It was, even by 2020 standards, a dizzying 24 hours in Canadian politics.
Trudeau cast the suspension — or prorogation — of Parliament as necessary, saying his 2019 agenda had become outdated in a world reshaped by the pandemic. He promised to use the time to craft an “ambitious” post-pandemic recovery plan that would address the “fundamental gaps” revealed during the health crisis.
But some opposition parties weren’t buying Trudeau’s rationale and said the suspension had a more nefarious intent: to impinge on parliamentary probes into an ethics controversy engulfing his government.
“Justin Trudeau is walking out on Canadians in the middle of a major health and economic crisis in a disgusting attempt to make Canadians forget about his corruption,” declared Andrew Scheer, interim leader of the Conservative Party. He accused the prime minister of orchestrating a “coverup.”
Jagmeet Singh, leader of the New Democratic Party, also weighed in.
“Canadians shouldn’t be forced to pay the price for Mr. Trudeau’s scandals,” Singh said.
Several parliamentary committees have been investigating the government’s decision to award a contract to run a $690 million student grant program to WE Charity, which has close ties to Trudeau and Morneau.
The Toronto-based charity and its for-profit arm had paid Trudeau’s mother and brother more than $320,000 to appear and speak at its events from 2016 to 2020, and it covered more than $150,000 of their expenses. Trudeau’s wife is a WE Charity “ambassador.”
In testimony before one of the committees last month, Morneau said he had hours earlier cut a check to the charity, which had employed one of his daughters, for more than $30,000 in travel expenses incurred during two trips with the group in 2017.
Canada’s independent ethics watchdog is investigating Trudeau and Morneau over alleged breaches of conflict-of-interest laws. Both have apologized for failing to recuse themselves from the cabinet discussions on the agreement, which was canceled amid the outcry.

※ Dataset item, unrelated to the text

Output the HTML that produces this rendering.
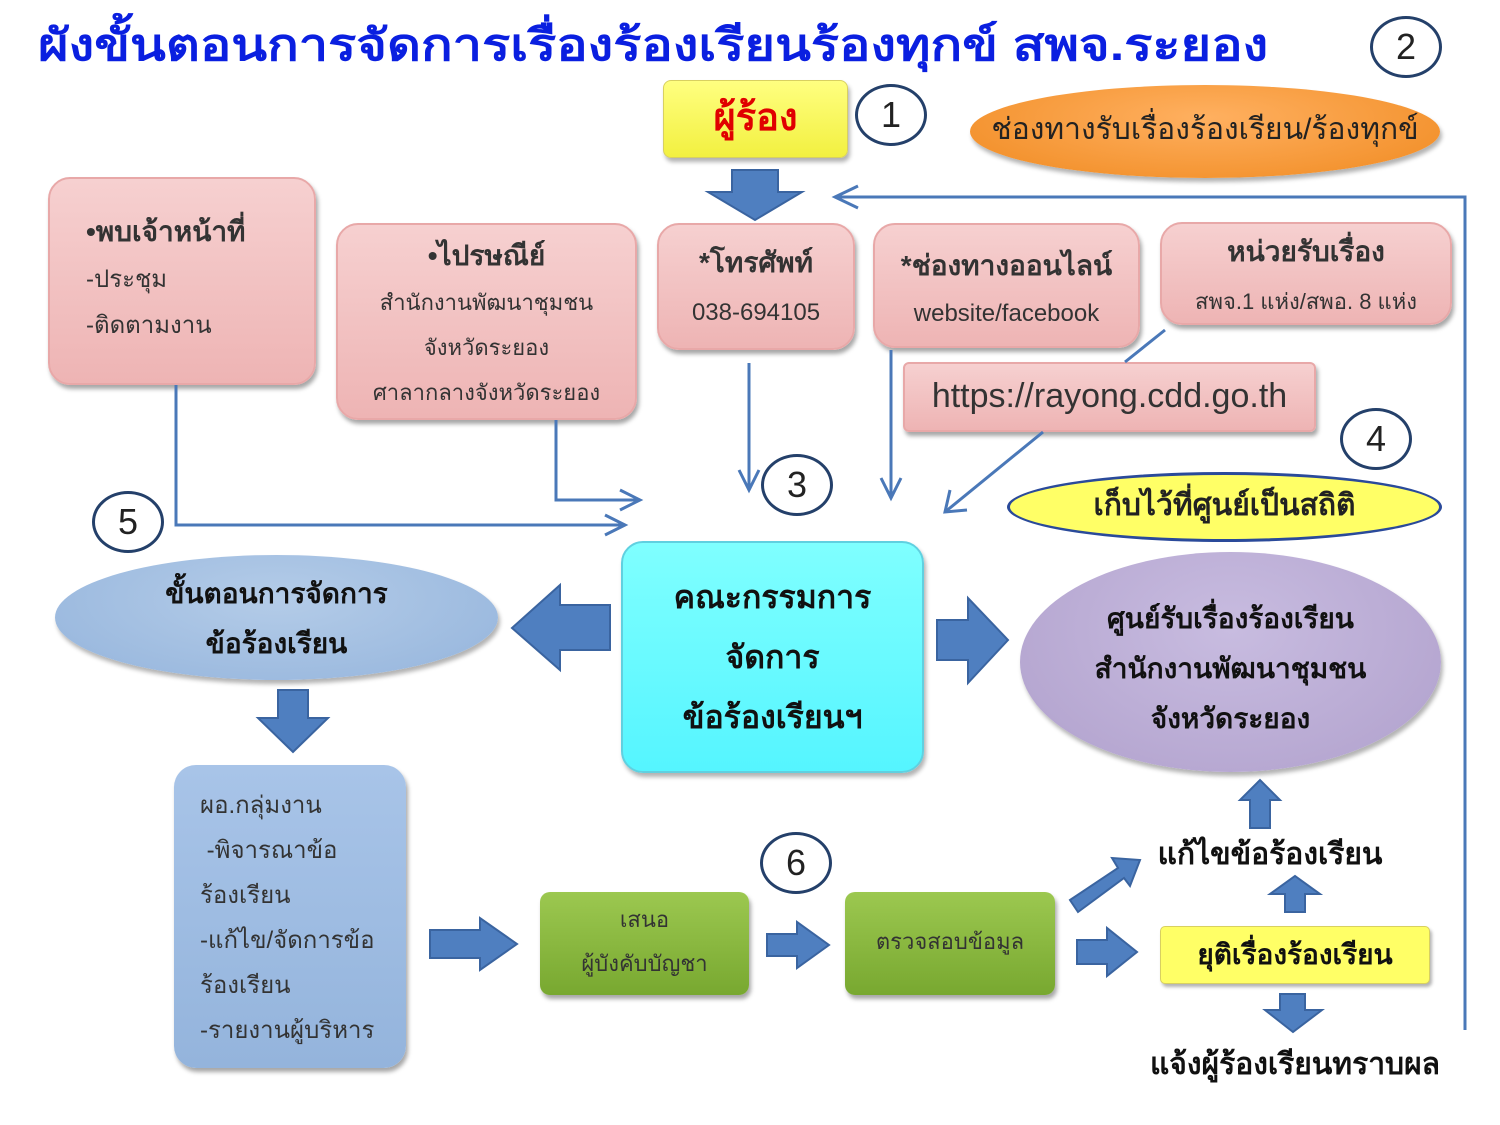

This is the third such investigation involving Trudeau, and the ethics watchdog has twice found he violated conflict-of-interest laws.
Morneau said that he resigned because he did not intend to run in the next election and that it was time for a new finance minister to chart the country’s long-term economic recovery. Opposition lawmakers charged that he was Trudeau’s sacrificial lamb and that his resignation was tied to the ethics controversy.
Prorogation allows the government to start a new session of Parliament with a “speech from the throne” outlining a fresh agenda. Lawmakers keep their seats during the suspension, but all parliamentary business stops. Bills are terminated and inquiries halted.
There have been controversial uses of the procedural tool. In 2008, Prime Minister Stephen Harper, Trudeau’s predecessor, prorogued Parliament for nearly two months to avoid a confidence vote he was likely to lose. Until Tuesday, Trudeau had not used the tool. He pledged in 2015 not to do so “to avoid difficult political circumstances.”
Under Trudeau’s plan, Parliament will be suspended until Sept. 23, two days after regular sittings were to resume, when there will be a new throne speech. He said he will force a confidence vote, which could trigger an election if the Liberals fail to win the support of at least one opposition party.
Daniel Béland, director of the Institute for the Study of Canada at McGill University, said Trudeau’s prorogation of Parliament is unlikely to be as controversial as Harper’s maneuver. But, he said, “the timing is political in nature” and the length of the suspension appears designed to thwart the probes.
Béland said Trudeau could have prorogued Parliament on Sept. 22, delivered a throne speech soon after and still sought a confidence vote, allowing the committees to work in the meantime.
Even Nathaniel Erskine-Smith, a lawmaker from Trudeau’s Liberal Party, agreed.
In a tweet, Erskine-Smith said he supported the “idea of a reset” and a confidence vote on the government’s agenda, but “while it’s not the end of the world to punt committee inquiries for a few weeks, the better response would have been to prorogue in mid-Sept to avoid that happening.”
Nik Nanos, a pollster, said the WE Charity affair has dented support for the Liberals, who were flying high because of their handling of the pandemic. The question, he said, is whether the prorogation will make things worse or turn the page on the controversy.
“For average Canadians, ‘Does my mom or dad have covid-19?’ or ‘Will I have a job?’ are much more important than the parliamentary rules that have been used by the Trudeau government in the short term,” Nanos said.
Béland noted that the opposition was combing through newly released documents related to the contract on Wednesday, looking for any hint of impropriety.
Trudeau’s move “could backfire,” he said. “But that’s the political calculation.”